2.10. Category of unity (completion) of a work of fiction. The idea of a text’s system being closed correlates with the category of integrity as inherent in the whole of the text. In this way one can tell the text from a non-text. All the above mentioned text categories such as divisibility and coherence, prospection and retrospection, informativeness, local and temporal reference can be as well found on the lower syntactical level. On the contrary, both conceptuality and integrity are only peculiar to the whole of the text. An author-dependent intentional completeness of a text gives it a modal and pragmatic orientation. The author is a sole master here, for he/she decides where to put the full stop. This means that the concept is formed, the way to its understanding traced, the communication is over, and the system – closed.
2.11. Category of modality of a work of art.
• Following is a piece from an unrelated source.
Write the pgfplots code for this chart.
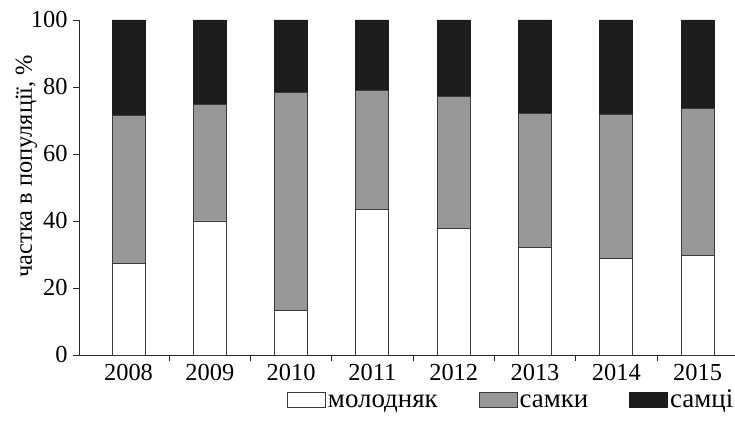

Modality is an invariable category of a fictional text. As well as there are no stylistically neutral texts, there are no texts deprived of modality. This is ontologically inherent in the text because it is a result of an author’s subjective reflection on reality. Everyone is highly selective while constructing his/her world picture. No one is able to embrace all the signs of all the objects. That’s why everyone picks out of this endless multitude those ones which fit to his/her outlook on life.
Accordingly, the modality of the text is not only displayed through modal and appraisal words (although they are very important to indicate the signs of author’s modality) but also through the choice of characteristics to represent some objects; through the choice of objects of narration reflective of an author’s milieu and world picture. The text modality comes into play before the text is created: it presumably starts from the first act of an author’s choice – that of a work’s topic and idea. Along with conceptuality, it stipulates all the stages of constructing the fictional reality, all the stages of selecting extralinguistic and linguistic material suiting for the work.
2.13. Pragmatic orientation of a work of art. A text’s pragmatic orientation (i.e. the inducement of the readers’ reactions) is very closely connected to the modality and conceptuality of the text. All the texts of all genres and functional styles account for the reciprocal action of their addressee, for a perlocutive effect (coming after illocution – a speech act). This reciprocal action can be either an outwardly expressed deed, or a speech act, or possibly, a “soul” action – a change of mind, feelings, and outlook on life.
The fiction is mostly oriented on the latter effect. The pragmatic orientation of text is established through such an organization of the textual system elements, which provides for readers’ attraction to the author’s side and convincing in author’s position (expressed through the concept).
The pragmatic orientation of the text can be expressed explicitly, when an author directly addresses the reader, invites him/her to follow the reasoning. “Dear reader” is kind of old-fashioned clichés for the purpose. However, even our contemporary, John Fowles actively persuades the reader to confirm righteousness of his words: "I would have you share my own sense" (The French Lieutenant's Woman).
More frequently, the author’s pragmatic purpose is realized not through the specially expressed reader’s involvement in the system of his arguments, but through the actualization of such elements of artistic structure, which can exert the maximum impact on the reader.